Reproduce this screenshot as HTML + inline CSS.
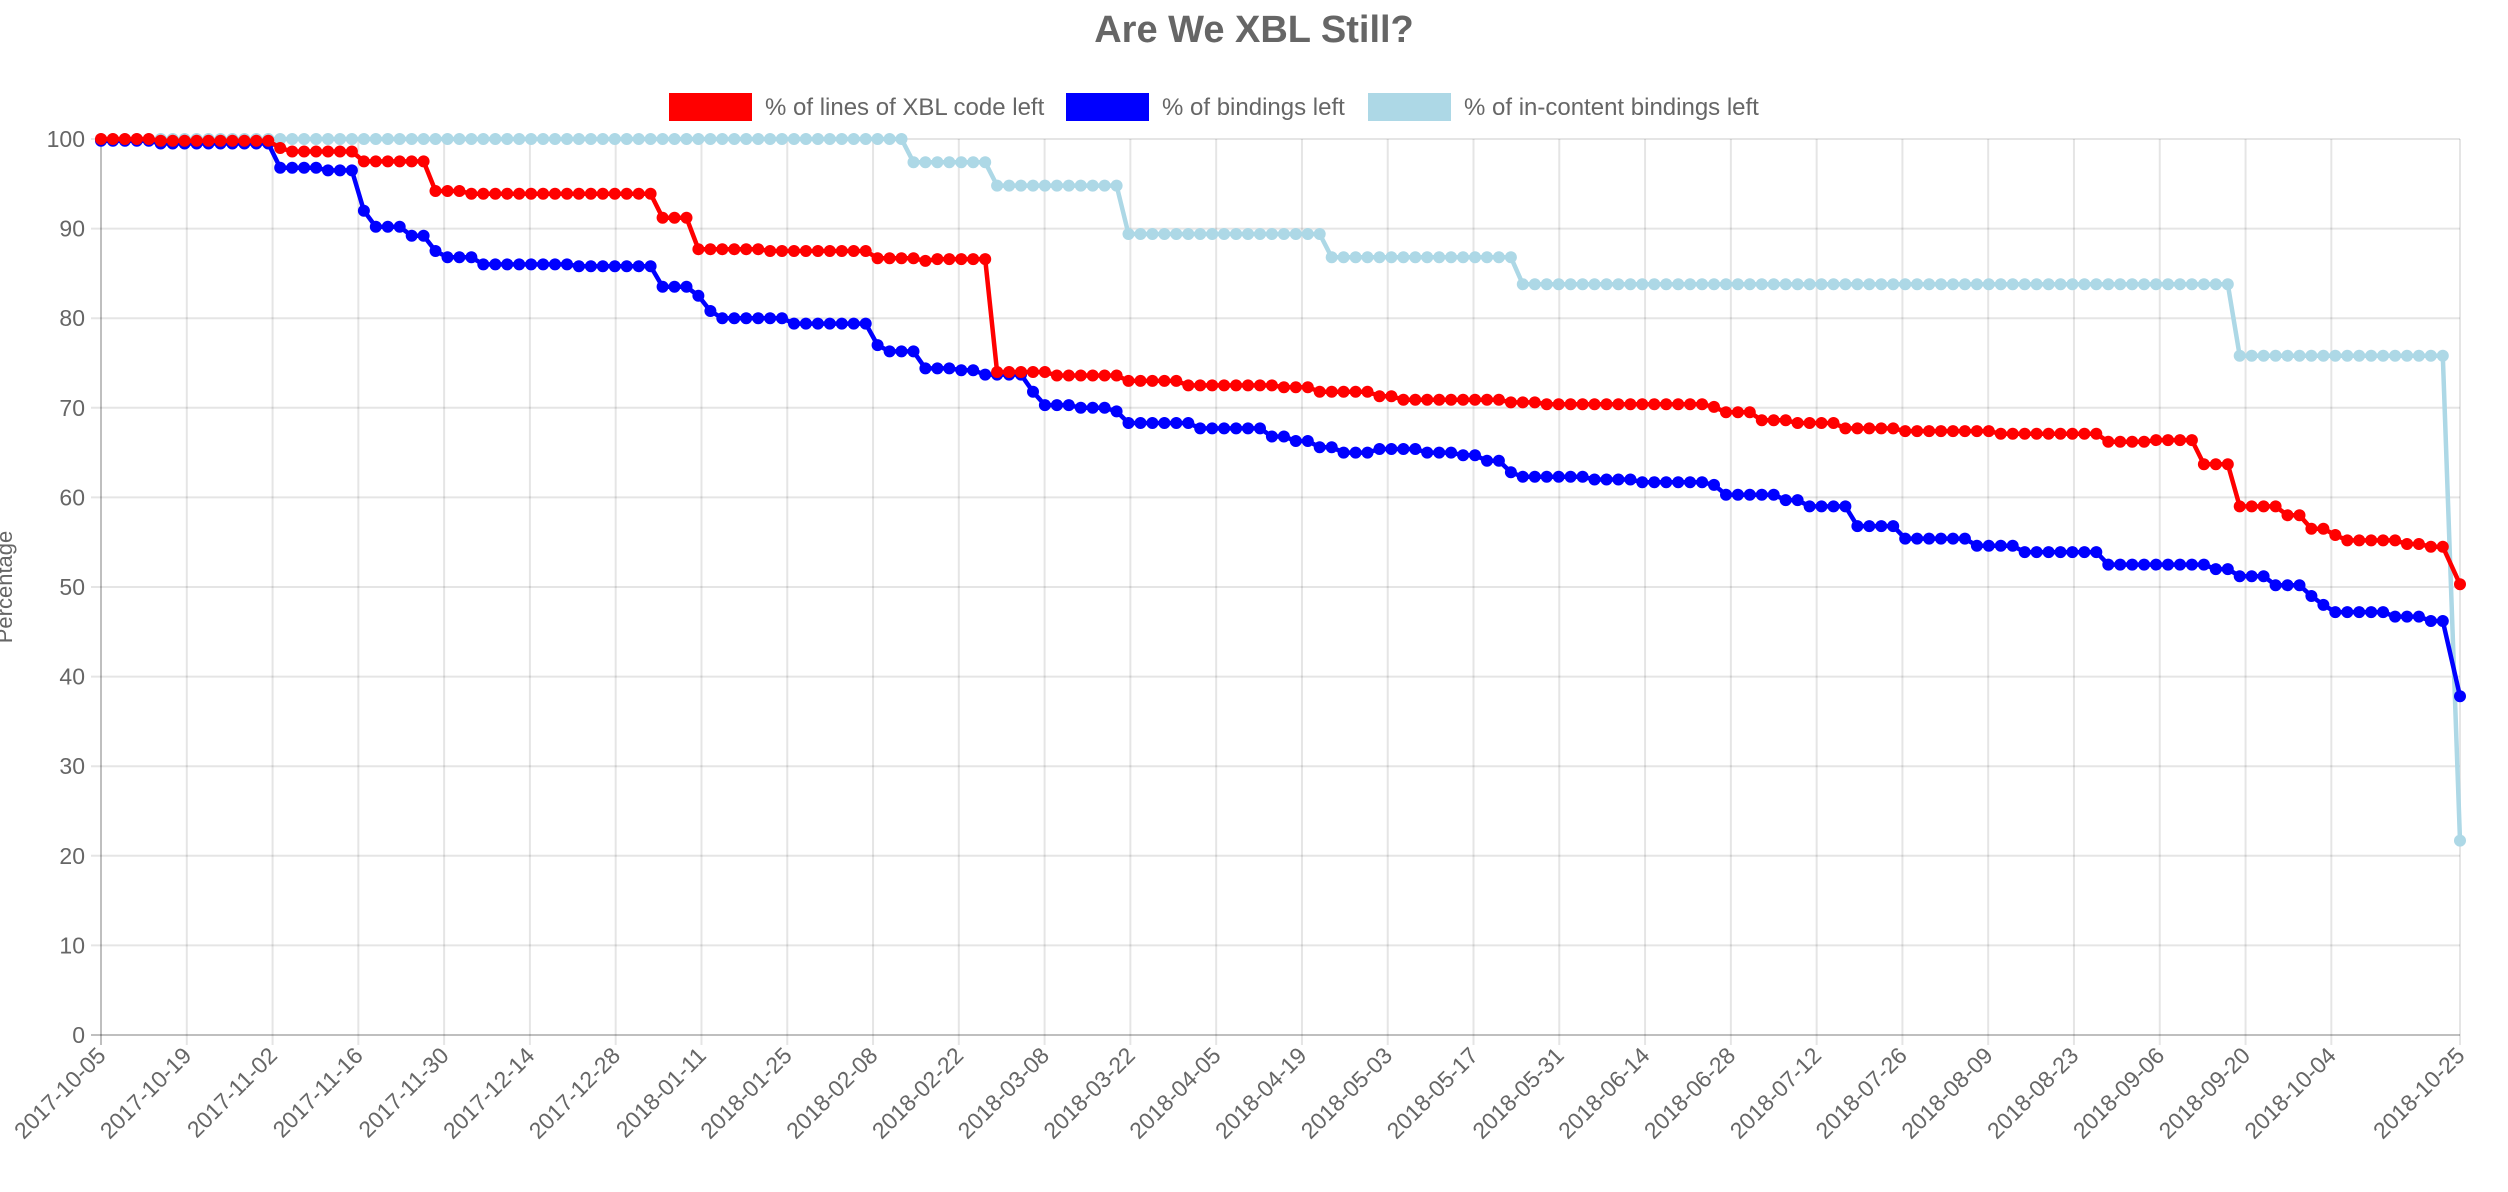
<!DOCTYPE html>
<html><head><meta charset="utf-8">
<style>
html,body{margin:0;padding:0;background:#fff;}
svg{display:block;font-family:"Liberation Sans",Arial,sans-serif;}
</style></head>
<body>
<svg id="c" width="2508" height="1192" xmlns="http://www.w3.org/2000/svg"></svg>
<script>
const L=101,R=2460,T=139,B=1035,DAYS=385;
const X=d=>L+(R-L)*d/DAYS, Y=v=>B-(B-T)*v/100;
const dx=x=>(x-63)/(1475/385);
let s='';
for(let i=0;i<=10;i++){const y=Y(i*10);
 s+=`<line x1="${L-10}" y1="${y}" x2="${R}" y2="${y}" stroke="${i==0?'rgba(0,0,0,0.25)':'rgba(0,0,0,0.1)'}" stroke-width="2"/>`;
 s+=`<text x="${L-16}" y="${y+8}" font-size="23" fill="#666" text-anchor="end">${i*10}</text>`;}
const start=new Date(Date.UTC(2017,9,5));
const fmt=d=>{const t=new Date(start.getTime()+d*864e5);return t.toISOString().slice(0,10);};
const ticks=[];for(let d=0;d<=364;d+=14)ticks.push(d);ticks.push(385);
for(const d of ticks){const x=X(d);
 s+=`<line x1="${x}" y1="${T}" x2="${x}" y2="${B+10}" stroke="${d==0?'rgba(0,0,0,0.25)':'rgba(0,0,0,0.1)'}" stroke-width="2"/>`;
 s+=`<text transform="translate(${x+6},${B+22}) rotate(-45)" font-size="23" fill="#666" text-anchor="end">${fmt(d)}</text>`;}
s+=`<text transform="translate(12,${(T+B)/2}) rotate(-90)" font-size="22" fill="#666" text-anchor="middle">Percentage</text>`;
s+=`<text x="1254" y="42" font-size="38" font-weight="bold" fill="#666" text-anchor="middle">Are We XBL Still?</text>`;
const leg=[[669,'red','% of lines of XBL code left'],[1066,'blue','% of bindings left'],[1368,'lightblue','% of in-content bindings left']];
for(const [x,c,t] of leg){s+=`<rect x="${x}" y="93" width="83" height="28" fill="${c}"/><text x="${x+96}" y="115" font-size="24" fill="#666">${t}</text>`;}
const red=[[63,100],[100,99.8],[168,99],[180,98.6],[220,97.5],[266,94.2],[290,93.9],[410,91.2],[435,87.7],[480,87.5],[543,86.7],[575,86.4],[585,86.6],[617,74],[660,73.6],[700,73],[740,72.5],[800,72.3],[820,71.8],[855,71.3],[875,70.9],[940,70.6],[960,70.4],[1070,70.1],[1075,69.5],[1100,68.6],[1120,68.3],[1150,67.7],[1190,67.4],[1250,67.1],[1290,67.1],[1315,66.2],[1345,66.4],[1372,63.7],[1400,59],[1425,58],[1443,56.5],[1455,55.8],[1465,55.2],[1500,54.8],[1515,54.5]];
const blue=[[63,99.8],[95,99.5],[175,96.8],[200,96.5],[222,92],[230,90.2],[255,89.2],[268,87.5],[275,86.8],[297,86],[360,85.8],[412,83.5],[430,82.5],[437,80.8],[450,80],[490,79.4],[542,77],[550,76.3],[573,74.4],[600,74.2],[615,73.7],[643,71.8],[650,70.3],[670,70],[697,69.6],[705,68.3],[745,67.7],[790,66.8],[805,66.3],[820,65.6],[838,65],[862,65.4],[885,65],[910,64.7],[927,64.1],[940,62.8],[948,62.3],[990,62],[1025,61.7],[1070,61.4],[1078,60.3],[1110,59.7],[1125,59],[1155,56.8],[1185,55.4],[1230,54.6],[1262,53.9],[1318,52.5],[1378,52],[1400,51.2],[1420,50.2],[1440,49],[1450,48],[1460,47.2],[1490,46.7],[1513,46.2],[1528,45.2]];
const lb=[[63,100],[570,97.4],[618,94.8],[702,89.4],[832,86.8],[946,83.8],[1398,75.8]];
function val(st,day){let v=st[0][1];for(const [x,y] of st){if(dx(x)<=day+0.01)v=y;}return v;}
function series(st,last,col){
 const pts=[];for(let d=0;d<383;d+=1.95)pts.push([d,val(st,d)]);
 pts.push([385,last]);
 let p='';pts.forEach((q,i)=>p+=(i?'L':'M')+X(q[0]).toFixed(1)+','+Y(q[1]).toFixed(1));
 let o=`<path d="${p}" fill="none" stroke="${col}" stroke-width="4.5" stroke-linejoin="round"/>`;
 for(const q of pts)o+=`<circle cx="${X(q[0]).toFixed(1)}" cy="${Y(q[1]).toFixed(1)}" r="6" fill="${col}"/>`;
 return o;}
s+=series(lb,21.7,'lightblue');
s+=series(blue,37.8,'blue');
s+=series(red,50.3,'red');
document.getElementById('c').innerHTML=s;
</script>
</body></html>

__Set problem__.
Set the listing down in full and exactly. Pictures within it should not appear in the copy.

__Exercise output__.
Reproduce this screenshot as HTML + inline CSS.
<!DOCTYPE html>
<html><head><meta charset="utf-8">
<style>
html,body{margin:0;padding:0;background:#fff;}
svg{display:block;font-family:"Liberation Sans",Arial,sans-serif;}
</style></head>
<body>
<svg id="c" width="2508" height="1192" xmlns="http://www.w3.org/2000/svg"></svg>
<script>
const L=101,R=2460,T=139,B=1035,DAYS=385;
const X=d=>L+(R-L)*d/DAYS, Y=v=>B-(B-T)*v/100;
const dx=x=>(x-63)/(1475/385);
let s='';
for(let i=0;i<=10;i++){const y=Y(i*10);
 s+=`<line x1="${L-10}" y1="${y}" x2="${R}" y2="${y}" stroke="${i==0?'rgba(0,0,0,0.25)':'rgba(0,0,0,0.1)'}" stroke-width="2"/>`;
 s+=`<text x="${L-16}" y="${y+8}" font-size="23" fill="#666" text-anchor="end">${i*10}</text>`;}
const start=new Date(Date.UTC(2017,9,5));
const fmt=d=>{const t=new Date(start.getTime()+d*864e5);return t.toISOString().slice(0,10);};
const ticks=[];for(let d=0;d<=364;d+=14)ticks.push(d);ticks.push(385);
for(const d of ticks){const x=X(d);
 s+=`<line x1="${x}" y1="${T}" x2="${x}" y2="${B+10}" stroke="${d==0?'rgba(0,0,0,0.25)':'rgba(0,0,0,0.1)'}" stroke-width="2"/>`;
 s+=`<text transform="translate(${x+6},${B+22}) rotate(-45)" font-size="23" fill="#666" text-anchor="end">${fmt(d)}</text>`;}
s+=`<text transform="translate(12,${(T+B)/2}) rotate(-90)" font-size="22" fill="#666" text-anchor="middle">Percentage</text>`;
s+=`<text x="1254" y="42" font-size="38" font-weight="bold" fill="#666" text-anchor="middle">Are We XBL Still?</text>`;
const leg=[[669,'red','% of lines of XBL code left'],[1066,'blue','% of bindings left'],[1368,'lightblue','% of in-content bindings left']];
for(const [x,c,t] of leg){s+=`<rect x="${x}" y="93" width="83" height="28" fill="${c}"/><text x="${x+96}" y="115" font-size="24" fill="#666">${t}</text>`;}
const red=[[63,100],[100,99.8],[168,99],[180,98.6],[220,97.5],[266,94.2],[290,93.9],[410,91.2],[435,87.7],[480,87.5],[543,86.7],[575,86.4],[585,86.6],[617,74],[660,73.6],[700,73],[740,72.5],[800,72.3],[820,71.8],[855,71.3],[875,70.9],[940,70.6],[960,70.4],[1070,70.1],[1075,69.5],[1100,68.6],[1120,68.3],[1150,67.7],[1190,67.4],[1250,67.1],[1290,67.1],[1315,66.2],[1345,66.4],[1372,63.7],[1400,59],[1425,58],[1443,56.5],[1455,55.8],[1465,55.2],[1500,54.8],[1515,54.5]];
const blue=[[63,99.8],[95,99.5],[175,96.8],[200,96.5],[222,92],[230,90.2],[255,89.2],[268,87.5],[275,86.8],[297,86],[360,85.8],[412,83.5],[430,82.5],[437,80.8],[450,80],[490,79.4],[542,77],[550,76.3],[573,74.4],[600,74.2],[615,73.7],[643,71.8],[650,70.3],[670,70],[697,69.6],[705,68.3],[745,67.7],[790,66.8],[805,66.3],[820,65.6],[838,65],[862,65.4],[885,65],[910,64.7],[927,64.1],[940,62.8],[948,62.3],[990,62],[1025,61.7],[1070,61.4],[1078,60.3],[1110,59.7],[1125,59],[1155,56.8],[1185,55.4],[1230,54.6],[1262,53.9],[1318,52.5],[1378,52],[1400,51.2],[1420,50.2],[1440,49],[1450,48],[1460,47.2],[1490,46.7],[1513,46.2],[1528,45.2]];
const lb=[[63,100],[570,97.4],[618,94.8],[702,89.4],[832,86.8],[946,83.8],[1398,75.8]];
function val(st,day){let v=st[0][1];for(const [x,y] of st){if(dx(x)<=day+0.01)v=y;}return v;}
function series(st,last,col){
 const pts=[];for(let d=0;d<383;d+=1.95)pts.push([d,val(st,d)]);
 pts.push([385,last]);
 let p='';pts.forEach((q,i)=>p+=(i?'L':'M')+X(q[0]).toFixed(1)+','+Y(q[1]).toFixed(1));
 let o=`<path d="${p}" fill="none" stroke="${col}" stroke-width="4.5" stroke-linejoin="round"/>`;
 for(const q of pts)o+=`<circle cx="${X(q[0]).toFixed(1)}" cy="${Y(q[1]).toFixed(1)}" r="6" fill="${col}"/>`;
 return o;}
s+=series(lb,21.7,'lightblue');
s+=series(blue,37.8,'blue');
s+=series(red,50.3,'red');
document.getElementById('c').innerHTML=s;
</script>
</body></html>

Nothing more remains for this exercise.